After an hour, remove the chicken from the pot and allow to cool.  Remove the meat from the bones, discard the skin and return the bones to the pot.  Refrigerate the meat in a storage container...we'll be using it soon :) Simmer the broth for another hour, allow to cool and then strain through a colander, removing the bones and vegetables.  Ladle the broth into storage containers, reserving some for the soup, and
freeze the remaining broth.

I freeze some of the broth in ice cube trays, pop the frozen cubes out and keep them in a storage bag in the freezer for when I need a small amount of broth.

Coming up next...the soup...



Tuesday, October 5, 2010

Eat Local...Buy Local....

There has been a lot of talk in the news and on the internet lately about eating local and the high cost of eating well.  I thought I would share my local answer to both problems....

The S and S produce stand is about four miles down the road from our home.  Note that the sign says that they take EBT Cards (food stamps). 

A beautiful display of pumpkins at the entrance to the produce stand.

This is Steve, owner of the stand in front of his fruit displays.  He buys as much of his produce locally, organic if possible, and direct from the growers to save money; a savings he passes on to his customers.  This year the stand opened on April 2 and will stay open, as Steve puts it "Until I have to wear long johns four days in a row."

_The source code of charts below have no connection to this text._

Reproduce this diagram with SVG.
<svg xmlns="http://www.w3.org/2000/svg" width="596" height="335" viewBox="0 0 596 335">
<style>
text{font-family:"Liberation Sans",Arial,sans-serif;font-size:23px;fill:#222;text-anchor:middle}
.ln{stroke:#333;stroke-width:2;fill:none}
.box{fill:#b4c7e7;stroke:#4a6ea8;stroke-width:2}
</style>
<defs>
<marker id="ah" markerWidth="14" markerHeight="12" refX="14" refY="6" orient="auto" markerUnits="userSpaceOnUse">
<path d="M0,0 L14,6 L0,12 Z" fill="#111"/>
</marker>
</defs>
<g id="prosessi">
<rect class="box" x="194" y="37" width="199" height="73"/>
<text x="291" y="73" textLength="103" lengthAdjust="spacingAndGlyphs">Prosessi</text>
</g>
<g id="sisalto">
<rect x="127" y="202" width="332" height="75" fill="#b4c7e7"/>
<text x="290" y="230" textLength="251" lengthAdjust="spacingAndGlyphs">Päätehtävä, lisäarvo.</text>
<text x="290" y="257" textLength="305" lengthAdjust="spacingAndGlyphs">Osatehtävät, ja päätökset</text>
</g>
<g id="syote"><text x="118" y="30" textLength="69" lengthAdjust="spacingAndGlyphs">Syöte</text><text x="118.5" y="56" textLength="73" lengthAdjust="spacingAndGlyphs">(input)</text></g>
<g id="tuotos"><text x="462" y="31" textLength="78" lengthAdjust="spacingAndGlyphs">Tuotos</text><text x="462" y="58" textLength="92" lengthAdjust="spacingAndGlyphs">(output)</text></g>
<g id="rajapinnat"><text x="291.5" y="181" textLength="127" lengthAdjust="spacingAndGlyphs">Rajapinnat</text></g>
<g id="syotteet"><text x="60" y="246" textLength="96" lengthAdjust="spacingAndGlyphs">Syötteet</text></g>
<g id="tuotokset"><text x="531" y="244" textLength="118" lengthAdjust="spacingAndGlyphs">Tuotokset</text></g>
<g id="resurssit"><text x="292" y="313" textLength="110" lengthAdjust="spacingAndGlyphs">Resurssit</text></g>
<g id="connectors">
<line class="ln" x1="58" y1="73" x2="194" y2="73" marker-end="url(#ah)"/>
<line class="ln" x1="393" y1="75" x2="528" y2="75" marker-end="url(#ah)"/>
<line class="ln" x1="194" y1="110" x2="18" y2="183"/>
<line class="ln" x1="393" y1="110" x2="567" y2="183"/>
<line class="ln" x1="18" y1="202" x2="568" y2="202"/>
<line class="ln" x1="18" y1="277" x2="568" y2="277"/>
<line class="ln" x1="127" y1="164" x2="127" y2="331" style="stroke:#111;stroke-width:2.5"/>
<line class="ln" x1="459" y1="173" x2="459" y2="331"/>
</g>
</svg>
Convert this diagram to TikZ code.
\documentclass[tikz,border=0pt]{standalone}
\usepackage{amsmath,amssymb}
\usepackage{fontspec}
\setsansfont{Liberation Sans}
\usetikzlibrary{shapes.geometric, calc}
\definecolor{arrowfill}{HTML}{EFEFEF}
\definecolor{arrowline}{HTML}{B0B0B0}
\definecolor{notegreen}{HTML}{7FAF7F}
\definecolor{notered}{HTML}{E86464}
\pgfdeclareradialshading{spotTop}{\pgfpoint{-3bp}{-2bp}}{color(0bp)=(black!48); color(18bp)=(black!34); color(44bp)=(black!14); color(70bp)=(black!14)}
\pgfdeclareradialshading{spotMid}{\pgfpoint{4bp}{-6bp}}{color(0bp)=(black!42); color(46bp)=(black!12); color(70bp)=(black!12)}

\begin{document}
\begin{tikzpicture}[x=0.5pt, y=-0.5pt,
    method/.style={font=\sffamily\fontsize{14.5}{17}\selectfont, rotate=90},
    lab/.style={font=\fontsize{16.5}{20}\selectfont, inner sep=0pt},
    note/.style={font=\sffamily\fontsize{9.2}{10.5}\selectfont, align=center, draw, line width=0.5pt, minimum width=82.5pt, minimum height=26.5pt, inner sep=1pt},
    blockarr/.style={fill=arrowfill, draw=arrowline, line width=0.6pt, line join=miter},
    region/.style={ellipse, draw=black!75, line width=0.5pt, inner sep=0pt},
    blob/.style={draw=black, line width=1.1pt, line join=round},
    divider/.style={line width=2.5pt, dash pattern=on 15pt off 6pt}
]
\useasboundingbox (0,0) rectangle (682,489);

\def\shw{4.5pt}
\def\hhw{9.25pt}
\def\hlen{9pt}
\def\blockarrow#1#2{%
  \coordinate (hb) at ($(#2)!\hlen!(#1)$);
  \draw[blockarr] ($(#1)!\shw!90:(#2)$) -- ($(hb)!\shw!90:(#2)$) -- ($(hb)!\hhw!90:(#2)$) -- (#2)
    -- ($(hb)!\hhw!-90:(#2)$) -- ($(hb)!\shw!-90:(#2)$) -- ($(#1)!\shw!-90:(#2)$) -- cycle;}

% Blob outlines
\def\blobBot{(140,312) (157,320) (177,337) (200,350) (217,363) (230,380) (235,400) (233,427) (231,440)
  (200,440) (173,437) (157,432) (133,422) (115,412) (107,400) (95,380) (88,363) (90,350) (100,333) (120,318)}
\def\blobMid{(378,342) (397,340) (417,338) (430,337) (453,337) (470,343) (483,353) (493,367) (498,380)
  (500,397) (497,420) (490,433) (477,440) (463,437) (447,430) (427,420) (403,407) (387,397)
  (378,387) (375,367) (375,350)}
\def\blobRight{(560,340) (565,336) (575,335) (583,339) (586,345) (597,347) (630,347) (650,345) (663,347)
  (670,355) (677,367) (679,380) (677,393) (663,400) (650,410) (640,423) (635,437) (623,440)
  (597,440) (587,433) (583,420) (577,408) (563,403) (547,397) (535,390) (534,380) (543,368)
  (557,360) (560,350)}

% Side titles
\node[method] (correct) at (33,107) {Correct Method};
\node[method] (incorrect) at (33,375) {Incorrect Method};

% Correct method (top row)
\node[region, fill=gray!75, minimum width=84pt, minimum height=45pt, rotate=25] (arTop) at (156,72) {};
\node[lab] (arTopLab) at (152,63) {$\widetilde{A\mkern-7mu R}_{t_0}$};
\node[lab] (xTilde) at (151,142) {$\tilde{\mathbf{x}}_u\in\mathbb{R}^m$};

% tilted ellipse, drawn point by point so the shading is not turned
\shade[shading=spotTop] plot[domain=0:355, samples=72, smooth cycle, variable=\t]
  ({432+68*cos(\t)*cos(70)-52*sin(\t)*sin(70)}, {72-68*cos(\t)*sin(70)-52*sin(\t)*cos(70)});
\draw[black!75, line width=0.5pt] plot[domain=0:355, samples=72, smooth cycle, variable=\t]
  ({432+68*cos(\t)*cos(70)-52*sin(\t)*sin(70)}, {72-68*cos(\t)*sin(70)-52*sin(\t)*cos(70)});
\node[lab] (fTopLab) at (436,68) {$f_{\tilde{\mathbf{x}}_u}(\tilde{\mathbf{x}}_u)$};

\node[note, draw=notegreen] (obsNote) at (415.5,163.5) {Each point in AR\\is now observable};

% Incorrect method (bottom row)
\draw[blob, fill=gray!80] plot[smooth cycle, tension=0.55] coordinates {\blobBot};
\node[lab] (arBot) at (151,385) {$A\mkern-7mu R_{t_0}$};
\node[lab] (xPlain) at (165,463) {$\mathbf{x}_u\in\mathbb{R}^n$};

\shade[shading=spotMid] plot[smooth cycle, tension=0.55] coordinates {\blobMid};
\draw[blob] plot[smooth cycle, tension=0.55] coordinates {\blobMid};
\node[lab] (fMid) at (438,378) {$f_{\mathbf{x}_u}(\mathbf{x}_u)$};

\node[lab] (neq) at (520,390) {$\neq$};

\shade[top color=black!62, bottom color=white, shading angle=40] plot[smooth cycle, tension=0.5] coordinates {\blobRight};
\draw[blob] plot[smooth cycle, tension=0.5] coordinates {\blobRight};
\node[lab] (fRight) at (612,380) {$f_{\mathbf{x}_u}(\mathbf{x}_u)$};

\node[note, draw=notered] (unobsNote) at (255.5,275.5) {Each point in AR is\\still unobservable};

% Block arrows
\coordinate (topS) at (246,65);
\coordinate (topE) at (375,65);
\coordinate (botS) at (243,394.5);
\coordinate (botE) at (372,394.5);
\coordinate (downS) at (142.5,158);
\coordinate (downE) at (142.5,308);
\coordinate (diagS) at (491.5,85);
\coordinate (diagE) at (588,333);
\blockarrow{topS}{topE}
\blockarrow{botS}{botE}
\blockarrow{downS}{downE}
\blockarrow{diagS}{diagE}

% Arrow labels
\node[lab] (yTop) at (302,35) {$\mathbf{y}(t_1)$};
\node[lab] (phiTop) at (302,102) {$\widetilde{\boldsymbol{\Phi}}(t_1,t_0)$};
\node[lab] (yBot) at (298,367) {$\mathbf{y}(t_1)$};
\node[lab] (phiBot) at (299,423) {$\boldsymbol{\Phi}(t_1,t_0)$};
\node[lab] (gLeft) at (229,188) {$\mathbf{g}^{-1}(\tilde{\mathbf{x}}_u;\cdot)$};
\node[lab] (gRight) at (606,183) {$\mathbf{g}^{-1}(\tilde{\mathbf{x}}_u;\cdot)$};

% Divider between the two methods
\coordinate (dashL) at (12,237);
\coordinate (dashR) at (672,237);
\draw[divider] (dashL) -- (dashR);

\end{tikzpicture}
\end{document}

These are a local wild mushroom available only after the first rains in the fall.  There are considered a gourmet delicacy and sell for $12.99 a pound in the stores.  Steve buys his direct from the forager and prices them so we can all enjoy a few.

Mostly local salad greens.

Many varieties of new crop, Washington State apples.

"Day Old" produce available for $1.00 a bag.  All still perfectly wholesome, just not as
pretty as the fresh stuff.

This was my haul for the day...I'm going to do some canning.  All for $29.75!!

In Michael Pollan's book, "Food Rules", Rule #19 says:

"It it came from a plant, eat it;
if it was made in a plant, don't"

I can't say it any better than that!